Pardo - "Fantasma"


Melodrama, this familiar object, has been manipulated as if its contours were obvious, yet it continues to be ill defined. While critics in Latin America have often stated spurious value judgments of the cinematic genre and its literary counterpart—portrayed as cheap, commercial and lapsing into simplicity or complacency to develop a heightened emotional tension and create a grand spectacle—it’s astonishing to see a young and talented composer availing himself of the melodramatic popular song culture in México.

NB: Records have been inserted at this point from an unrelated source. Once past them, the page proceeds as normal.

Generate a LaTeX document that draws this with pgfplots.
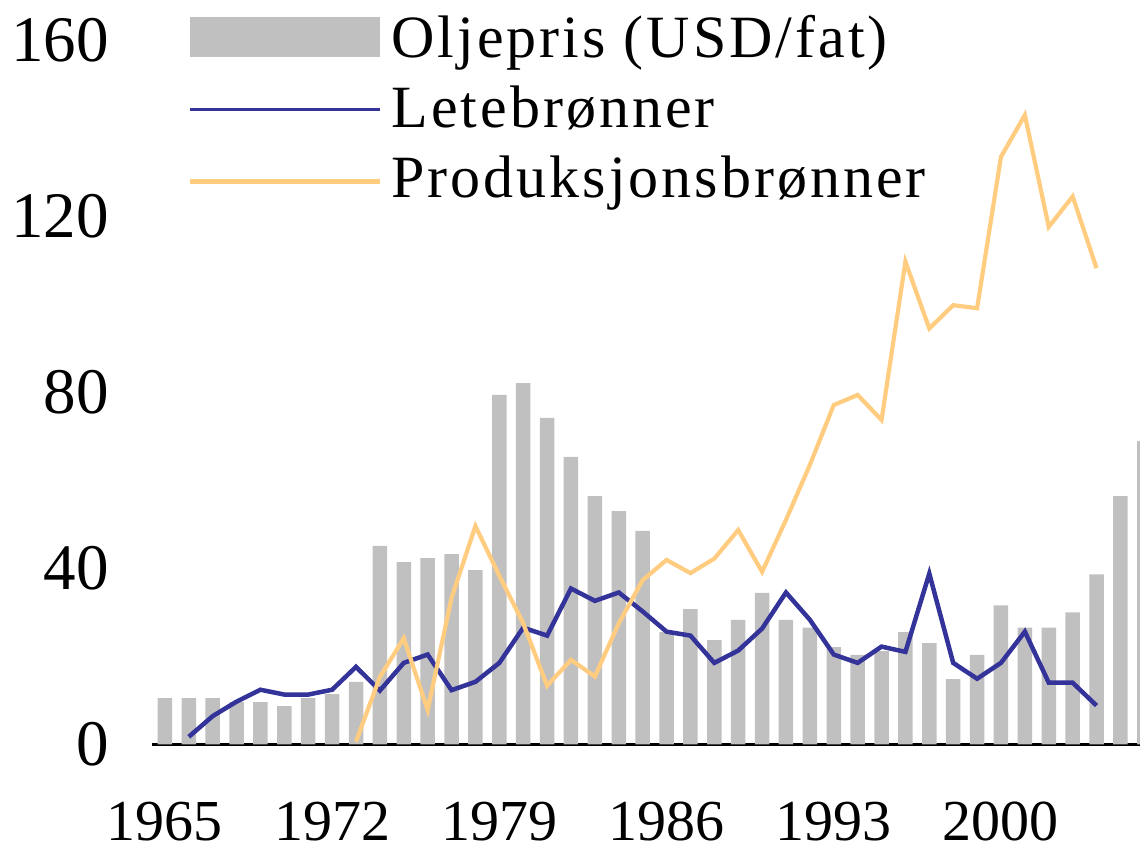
\documentclass[border=0pt]{standalone}
\usepackage{fontspec}
\setmainfont{Liberation Serif}
\newfontfamily\legfont[LetterSpace=5]{Liberation Serif}
\usepackage{pgfplots}
\pgfplotsset{compat=1.18}
\definecolor{barc}{RGB}{192,192,192}
\definecolor{blu}{RGB}{51,51,153}
\definecolor{ora}{RGB}{255,204,128}
\begin{document}
\begin{tikzpicture}
\begin{axis}[
  scale only axis, width=494pt, height=352pt,
  xmin=1964.46, xmax=2005.82, ymin=0, ymax=160,
  axis x line*=bottom, axis y line*=left,
  x axis line style={line width=1.7pt, -},
  y axis line style={draw=none},
  major tick length=0pt,
  xtick={1965,1972,1979,1986,1993,2000},
  ytick={0,40,80,120,160},
  /pgf/number format/1000 sep={},
  /pgf/number format/assume math mode=true,
  xticklabel style={font=\fontsize{29}{29}\selectfont, yshift=-25.5pt},
  yticklabel style={font=\fontsize{32.5}{32.5}\selectfont, xshift=-18pt},
  legend cell align=left,
  legend style={at={(axis description cs:0.0355,1.0445)}, anchor=north west,
    draw=none, fill=none, inner sep=0pt, row sep=0pt,
    font=\legfont\fontsize{30}{30}\selectfont,
    nodes={inner sep=0pt, text height=24pt, text depth=11pt, anchor=base west},
    column sep=4.5pt},
]
\addplot[ybar, bar width=7.25pt, fill=barc, draw=none,
  legend image code/.code={\fill[barc] (0pt,0pt) rectangle (95pt,20pt);}]
coordinates {
(1965,10.5) (1966,10.5) (1967,10.5) (1968,9.6) (1969,9.6) (1970,8.7)
(1971,10.5) (1972,11.4) (1973,14.2) (1974,45.1) (1975,41.4) (1976,42.3)
(1977,43.2) (1978,39.6) (1979,79.4) (1980,82.1) (1981,74.2) (1982,65.3)
(1983,56.4) (1984,53.0) (1985,48.5) (1986,25.5) (1987,30.7) (1988,23.7)
(1989,28.3) (1990,34.4) (1991,28.3) (1992,26.5) (1993,22.1) (1994,20.3)
(1995,21.2) (1996,25.5) (1997,23.0) (1998,14.8) (1999,20.3) (2000,31.6)
(2001,26.5) (2002,26.5) (2003,30.0) (2004,38.6) (2005,56.4) (2006,68.9)
};
\addlegendentry{Oljepris (USD/fat)}
\addplot[blu, line width=2.25pt,
  legend image code/.code={\draw[blu, line width=1.5pt] (0pt,9pt) -- (95pt,9pt);}]
coordinates {
(1966,1.7) (1967,6.4) (1968,9.7) (1969,12.4) (1970,11.3) (1971,11.3)
(1972,12.4) (1973,17.6) (1974,12.2) (1975,18.5) (1976,20.4) (1977,12.3)
(1978,14.2) (1979,18.5) (1980,26.5) (1981,24.7) (1982,35.4) (1983,32.6)
(1984,34.5) (1985,30.2) (1986,25.6) (1987,24.7) (1988,18.5) (1989,21.3)
(1990,26.3) (1991,34.5) (1992,28.3) (1993,20.4) (1994,18.5) (1995,22.2)
(1996,21.0) (1997,38.8) (1998,18.5) (1999,14.9) (2000,18.5) (2001,25.6)
(2002,14.0) (2003,14.0) (2004,8.8)
};
\addlegendentry{Letebrønner}
\addplot[ora, line width=2.1pt,
  legend image code/.code={\draw[ora, line width=2.5pt] (0pt,8pt) -- (95pt,8pt);}]
coordinates {
(1973,0.6) (1974,15.3) (1975,24.1) (1976,7.8) (1977,33.3) (1978,49.6)
(1979,38.3) (1980,27.5) (1981,13.3) (1982,19.2) (1983,15.4) (1984,27.5)
(1985,37.3) (1986,41.9) (1987,38.9) (1988,42.2) (1989,48.7) (1990,39.2)
(1991,51.0) (1992,63.5) (1993,77.1) (1994,79.4) (1995,73.7) (1996,109.7)
(1997,94.5) (1998,99.8) (1999,99.1) (2000,133.5) (2001,143.0) (2002,117.6)
(2003,124.5) (2004,108.2)
};
\addlegendentry{Produksjonsbrønner}
\coordinate (bl) at (rel axis cs:0,0);
\coordinate (tr) at (rel axis cs:1,1);
\end{axis}
\pgfresetboundingbox
\path[use as bounding box] ([shift={(-76pt,-54.85pt)}]bl) rectangle ([shift={(0pt,20.15pt)}]tr);
\end{tikzpicture}
\end{document}
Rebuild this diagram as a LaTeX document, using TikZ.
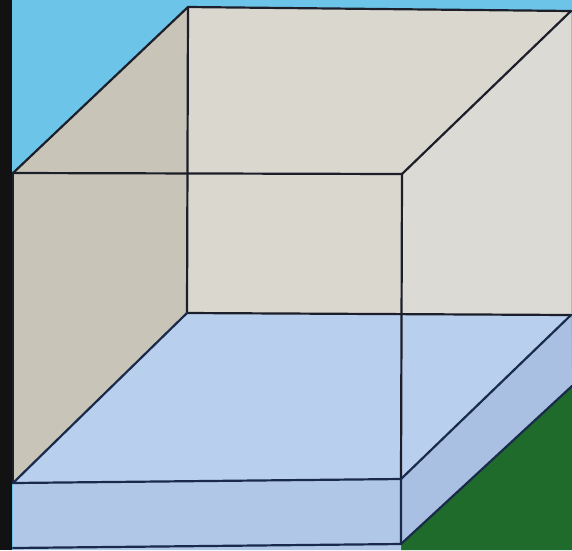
\documentclass[tikz,border=0pt]{standalone}
\usepackage{tikz}
\definecolor{sky}{HTML}{6CC4E8}
\definecolor{leftwall}{HTML}{C9C4B8}
\definecolor{backwall}{HTML}{DAD7CE}
\definecolor{rightwall}{HTML}{DCDAD4}
\definecolor{floorc}{HTML}{B8CFEE}
\definecolor{slabfront}{HTML}{B0C7E8}
\definecolor{slabside}{HTML}{A9C0E2}
\definecolor{grass}{HTML}{1E6B2B}
\definecolor{edge}{HTML}{1C1F2A}
\definecolor{edgeb}{HTML}{1A2A4A}
\tikzset{
  cubeedge/.style={draw=edge, line width=2.2pt, line cap=round, line join=round},
  flooredge/.style={draw=edgeb, line width=2.2pt, line cap=round, line join=round}
}
\begin{document}
\begin{tikzpicture}[x=1pt,y=-1pt]
\useasboundingbox (0,0) rectangle (572,550);
% background
\fill[sky] (0,0) rectangle (572,550);
\coordinate (A) at (188,7);
\coordinate (B) at (571,11);
\coordinate (C) at (13,173);
\coordinate (D) at (402,174);
\coordinate (E) at (187,313);
\coordinate (F) at (571,315);
\coordinate (G) at (13,483);
\coordinate (H) at (401,479);
\coordinate (I) at (13,548);
\coordinate (J) at (401,544);
\coordinate (K) at (572,386);
\fill[grass] (J) -- (K) -- (572,550) -- (401,550) -- cycle;
% walls
\fill[backwall] (A) -- (B) -- (F) -- (E) -- cycle;
\fill[leftwall] (C) -- (A) -- (E) -- (G) -- cycle;
\fill[rightwall] (D) -- (B) -- (F) -- (H) -- cycle;
% floor slab
\fill[floorc] (E) -- (F) -- (H) -- (G) -- cycle;
\fill[slabfront] (G) -- (H) -- (J) -- (401,550) -- (13,550) -- cycle;
\fill[slabside] (H) -- (F) -- (K) -- (J) -- cycle;
% edges
\draw[cubeedge] (C) -- (A) -- (B) -- (D) -- cycle;
\draw[cubeedge] (A) -- (E);
\draw[cubeedge] (E) -- (F);
\draw[cubeedge] (C) -- (G);
\draw[cubeedge] (D) -- (H);
\draw[flooredge] (E) -- (G) -- (H) -- (F);
\draw[flooredge] (H) -- (J) -- (I);
\draw[flooredge] (J) -- (K);
% black strip at left
\fill[black!93] (0,0) rectangle (12,550);
\end{tikzpicture}
\end{document}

At age 22, the prolific and self-taught Sergio Castelló Fernández has already released under the name Pardo two solo albums made of intricate melancholic piano pieces he had been keeping to himself for sometime. (I should also mention he’s been part of two screamo bands and has been working, with his brother Arturo “Turi” on another musical project called Castelló). Through “Fantasma,” released last January by the Mexican Netlabel MYRDAL, Pardo finally reveals that melodrama must be thought of in terms of inheritance and adaptation. With his smooth and silky voice that echoes Juan Gabriel’s and drifting electronics, the regiomontano skillfully draws a particular aesthetic universe, filled with emotion and extremely evocative melancholy images. Singing "¿Quién iba a decir que yo jamás habría de perdonarme?" the tormented multi-instrumentalist cautiously lays out a story of wretched love. The result is beautifully painful. Pardo’s rich and dense work hovering between shaded sky and storms can all be found on his SoundCloud page.